*Problem to solve*
Transcribe the material exactly. Images do not belong in the copy.

*Source excerpt*
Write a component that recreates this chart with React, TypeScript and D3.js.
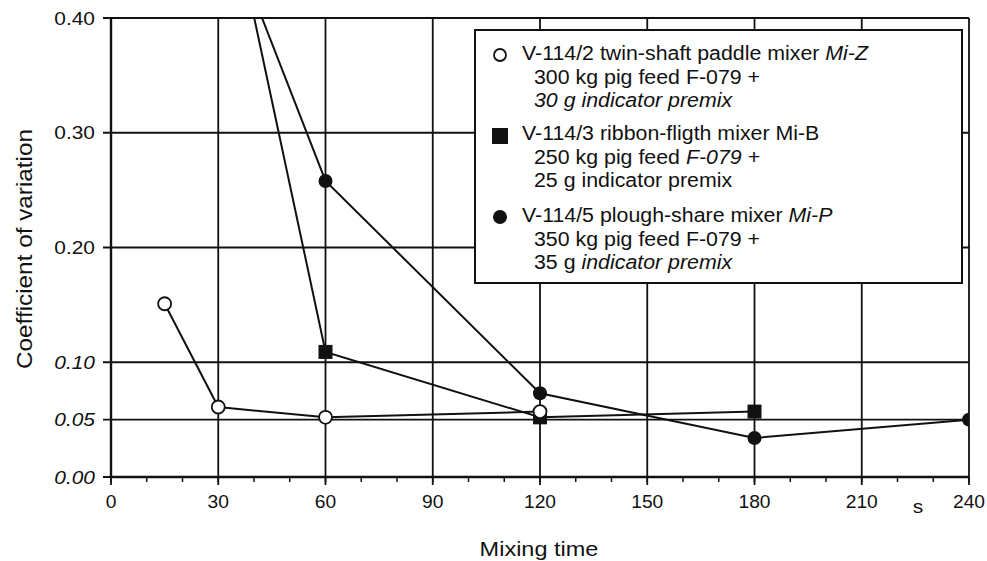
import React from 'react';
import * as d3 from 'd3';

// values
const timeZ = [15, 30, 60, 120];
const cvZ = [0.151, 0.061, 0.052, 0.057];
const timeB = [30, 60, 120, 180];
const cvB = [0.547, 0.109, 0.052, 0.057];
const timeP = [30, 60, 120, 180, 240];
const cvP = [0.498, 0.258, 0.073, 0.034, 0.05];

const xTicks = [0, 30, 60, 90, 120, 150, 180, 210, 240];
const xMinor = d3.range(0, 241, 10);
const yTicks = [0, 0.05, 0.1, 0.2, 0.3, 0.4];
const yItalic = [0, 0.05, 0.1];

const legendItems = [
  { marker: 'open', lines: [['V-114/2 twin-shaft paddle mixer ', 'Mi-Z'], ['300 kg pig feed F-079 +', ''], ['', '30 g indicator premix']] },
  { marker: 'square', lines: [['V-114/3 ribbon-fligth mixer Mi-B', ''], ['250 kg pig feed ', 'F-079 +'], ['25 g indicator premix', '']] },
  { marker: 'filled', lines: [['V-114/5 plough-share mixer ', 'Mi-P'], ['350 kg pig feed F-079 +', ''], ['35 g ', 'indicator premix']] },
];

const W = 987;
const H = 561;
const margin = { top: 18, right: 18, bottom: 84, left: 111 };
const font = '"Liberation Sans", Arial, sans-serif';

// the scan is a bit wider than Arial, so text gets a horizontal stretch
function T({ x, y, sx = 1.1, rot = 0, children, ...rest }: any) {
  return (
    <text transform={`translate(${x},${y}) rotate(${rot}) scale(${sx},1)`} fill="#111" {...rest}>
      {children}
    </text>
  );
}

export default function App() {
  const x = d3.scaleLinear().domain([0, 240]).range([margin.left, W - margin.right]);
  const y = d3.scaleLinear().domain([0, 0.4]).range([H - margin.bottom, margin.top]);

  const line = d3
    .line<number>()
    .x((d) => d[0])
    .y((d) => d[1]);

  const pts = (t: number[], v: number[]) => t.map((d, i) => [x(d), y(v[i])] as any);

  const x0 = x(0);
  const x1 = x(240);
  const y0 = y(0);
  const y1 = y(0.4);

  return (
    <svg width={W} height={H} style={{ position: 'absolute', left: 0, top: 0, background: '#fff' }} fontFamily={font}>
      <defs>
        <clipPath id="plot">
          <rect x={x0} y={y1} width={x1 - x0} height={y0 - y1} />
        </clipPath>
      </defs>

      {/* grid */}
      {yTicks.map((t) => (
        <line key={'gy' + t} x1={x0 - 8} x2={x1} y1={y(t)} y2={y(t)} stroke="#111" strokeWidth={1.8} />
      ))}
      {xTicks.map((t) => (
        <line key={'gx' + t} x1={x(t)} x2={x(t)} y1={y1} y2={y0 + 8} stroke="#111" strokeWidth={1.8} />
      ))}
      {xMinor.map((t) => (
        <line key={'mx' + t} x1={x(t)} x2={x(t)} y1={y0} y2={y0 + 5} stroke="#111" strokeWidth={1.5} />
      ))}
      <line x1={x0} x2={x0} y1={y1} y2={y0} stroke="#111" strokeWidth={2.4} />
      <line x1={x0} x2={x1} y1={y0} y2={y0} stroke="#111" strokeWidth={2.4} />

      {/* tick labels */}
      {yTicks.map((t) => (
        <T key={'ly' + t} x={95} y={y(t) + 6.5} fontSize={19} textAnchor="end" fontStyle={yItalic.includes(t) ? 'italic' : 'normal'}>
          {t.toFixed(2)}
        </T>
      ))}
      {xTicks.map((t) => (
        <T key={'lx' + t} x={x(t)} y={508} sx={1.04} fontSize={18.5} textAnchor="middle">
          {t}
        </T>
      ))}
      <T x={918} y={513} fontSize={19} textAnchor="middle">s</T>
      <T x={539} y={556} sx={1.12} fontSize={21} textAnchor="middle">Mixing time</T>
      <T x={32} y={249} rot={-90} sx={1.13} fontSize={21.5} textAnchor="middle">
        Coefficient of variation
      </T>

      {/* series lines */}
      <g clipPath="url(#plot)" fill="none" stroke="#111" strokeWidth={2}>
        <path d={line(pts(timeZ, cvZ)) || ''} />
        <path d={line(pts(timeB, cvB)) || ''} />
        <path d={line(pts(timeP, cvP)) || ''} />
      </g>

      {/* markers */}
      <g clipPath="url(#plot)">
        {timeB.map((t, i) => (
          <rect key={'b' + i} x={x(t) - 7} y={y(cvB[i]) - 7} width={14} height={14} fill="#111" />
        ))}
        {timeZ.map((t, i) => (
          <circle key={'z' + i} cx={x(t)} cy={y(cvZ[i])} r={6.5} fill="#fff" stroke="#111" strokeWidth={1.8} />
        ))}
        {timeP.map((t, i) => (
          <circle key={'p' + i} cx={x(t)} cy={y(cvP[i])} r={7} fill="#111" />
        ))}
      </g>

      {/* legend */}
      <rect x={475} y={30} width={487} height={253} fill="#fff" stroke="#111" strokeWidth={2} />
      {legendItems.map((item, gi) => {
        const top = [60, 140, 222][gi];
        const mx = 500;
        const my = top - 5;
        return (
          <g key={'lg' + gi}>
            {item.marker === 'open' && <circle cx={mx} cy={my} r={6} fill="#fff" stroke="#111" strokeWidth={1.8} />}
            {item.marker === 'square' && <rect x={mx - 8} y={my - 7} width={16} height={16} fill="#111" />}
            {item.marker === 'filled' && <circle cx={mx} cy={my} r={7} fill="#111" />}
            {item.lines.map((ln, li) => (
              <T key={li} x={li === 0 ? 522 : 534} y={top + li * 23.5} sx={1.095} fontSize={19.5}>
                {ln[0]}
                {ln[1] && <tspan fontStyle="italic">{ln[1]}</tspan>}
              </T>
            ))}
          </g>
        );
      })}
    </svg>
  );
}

*Task output*
Write a component that recreates this chart with React, TypeScript and D3.js.
import React from 'react';
import * as d3 from 'd3';

// values
const timeZ = [15, 30, 60, 120];
const cvZ = [0.151, 0.061, 0.052, 0.057];
const timeB = [30, 60, 120, 180];
const cvB = [0.547, 0.109, 0.052, 0.057];
const timeP = [30, 60, 120, 180, 240];
const cvP = [0.498, 0.258, 0.073, 0.034, 0.05];

const xTicks = [0, 30, 60, 90, 120, 150, 180, 210, 240];
const xMinor = d3.range(0, 241, 10);
const yTicks = [0, 0.05, 0.1, 0.2, 0.3, 0.4];
const yItalic = [0, 0.05, 0.1];

const legendItems = [
  { marker: 'open', lines: [['V-114/2 twin-shaft paddle mixer ', 'Mi-Z'], ['300 kg pig feed F-079 +', ''], ['', '30 g indicator premix']] },
  { marker: 'square', lines: [['V-114/3 ribbon-fligth mixer Mi-B', ''], ['250 kg pig feed ', 'F-079 +'], ['25 g indicator premix', '']] },
  { marker: 'filled', lines: [['V-114/5 plough-share mixer ', 'Mi-P'], ['350 kg pig feed F-079 +', ''], ['35 g ', 'indicator premix']] },
];

const W = 987;
const H = 561;
const margin = { top: 18, right: 18, bottom: 84, left: 111 };
const font = '"Liberation Sans", Arial, sans-serif';

// the scan is a bit wider than Arial, so text gets a horizontal stretch
function T({ x, y, sx = 1.1, rot = 0, children, ...rest }: any) {
  return (
    <text transform={`translate(${x},${y}) rotate(${rot}) scale(${sx},1)`} fill="#111" {...rest}>
      {children}
    </text>
  );
}

export default function App() {
  const x = d3.scaleLinear().domain([0, 240]).range([margin.left, W - margin.right]);
  const y = d3.scaleLinear().domain([0, 0.4]).range([H - margin.bottom, margin.top]);

  const line = d3
    .line<number>()
    .x((d) => d[0])
    .y((d) => d[1]);

  const pts = (t: number[], v: number[]) => t.map((d, i) => [x(d), y(v[i])] as any);

  const x0 = x(0);
  const x1 = x(240);
  const y0 = y(0);
  const y1 = y(0.4);

  return (
    <svg width={W} height={H} style={{ position: 'absolute', left: 0, top: 0, background: '#fff' }} fontFamily={font}>
      <defs>
        <clipPath id="plot">
          <rect x={x0} y={y1} width={x1 - x0} height={y0 - y1} />
        </clipPath>
      </defs>

      {/* grid */}
      {yTicks.map((t) => (
        <line key={'gy' + t} x1={x0 - 8} x2={x1} y1={y(t)} y2={y(t)} stroke="#111" strokeWidth={1.8} />
      ))}
      {xTicks.map((t) => (
        <line key={'gx' + t} x1={x(t)} x2={x(t)} y1={y1} y2={y0 + 8} stroke="#111" strokeWidth={1.8} />
      ))}
      {xMinor.map((t) => (
        <line key={'mx' + t} x1={x(t)} x2={x(t)} y1={y0} y2={y0 + 5} stroke="#111" strokeWidth={1.5} />
      ))}
      <line x1={x0} x2={x0} y1={y1} y2={y0} stroke="#111" strokeWidth={2.4} />
      <line x1={x0} x2={x1} y1={y0} y2={y0} stroke="#111" strokeWidth={2.4} />

      {/* tick labels */}
      {yTicks.map((t) => (
        <T key={'ly' + t} x={95} y={y(t) + 6.5} fontSize={19} textAnchor="end" fontStyle={yItalic.includes(t) ? 'italic' : 'normal'}>
          {t.toFixed(2)}
        </T>
      ))}
      {xTicks.map((t) => (
        <T key={'lx' + t} x={x(t)} y={508} sx={1.04} fontSize={18.5} textAnchor="middle">
          {t}
        </T>
      ))}
      <T x={918} y={513} fontSize={19} textAnchor="middle">s</T>
      <T x={539} y={556} sx={1.12} fontSize={21} textAnchor="middle">Mixing time</T>
      <T x={32} y={249} rot={-90} sx={1.13} fontSize={21.5} textAnchor="middle">
        Coefficient of variation
      </T>

      {/* series lines */}
      <g clipPath="url(#plot)" fill="none" stroke="#111" strokeWidth={2}>
        <path d={line(pts(timeZ, cvZ)) || ''} />
        <path d={line(pts(timeB, cvB)) || ''} />
        <path d={line(pts(timeP, cvP)) || ''} />
      </g>

      {/* markers */}
      <g clipPath="url(#plot)">
        {timeB.map((t, i) => (
          <rect key={'b' + i} x={x(t) - 7} y={y(cvB[i]) - 7} width={14} height={14} fill="#111" />
        ))}
        {timeZ.map((t, i) => (
          <circle key={'z' + i} cx={x(t)} cy={y(cvZ[i])} r={6.5} fill="#fff" stroke="#111" strokeWidth={1.8} />
        ))}
        {timeP.map((t, i) => (
          <circle key={'p' + i} cx={x(t)} cy={y(cvP[i])} r={7} fill="#111" />
        ))}
      </g>

      {/* legend */}
      <rect x={475} y={30} width={487} height={253} fill="#fff" stroke="#111" strokeWidth={2} />
      {legendItems.map((item, gi) => {
        const top = [60, 140, 222][gi];
        const mx = 500;
        const my = top - 5;
        return (
          <g key={'lg' + gi}>
            {item.marker === 'open' && <circle cx={mx} cy={my} r={6} fill="#fff" stroke="#111" strokeWidth={1.8} />}
            {item.marker === 'square' && <rect x={mx - 8} y={my - 7} width={16} height={16} fill="#111" />}
            {item.marker === 'filled' && <circle cx={mx} cy={my} r={7} fill="#111" />}
            {item.lines.map((ln, li) => (
              <T key={li} x={li === 0 ? 522 : 534} y={top + li * 23.5} sx={1.095} fontSize={19.5}>
                {ln[0]}
                {ln[1] && <tspan fontStyle="italic">{ln[1]}</tspan>}
              </T>
            ))}
          </g>
        );
      })}
    </svg>
  );
}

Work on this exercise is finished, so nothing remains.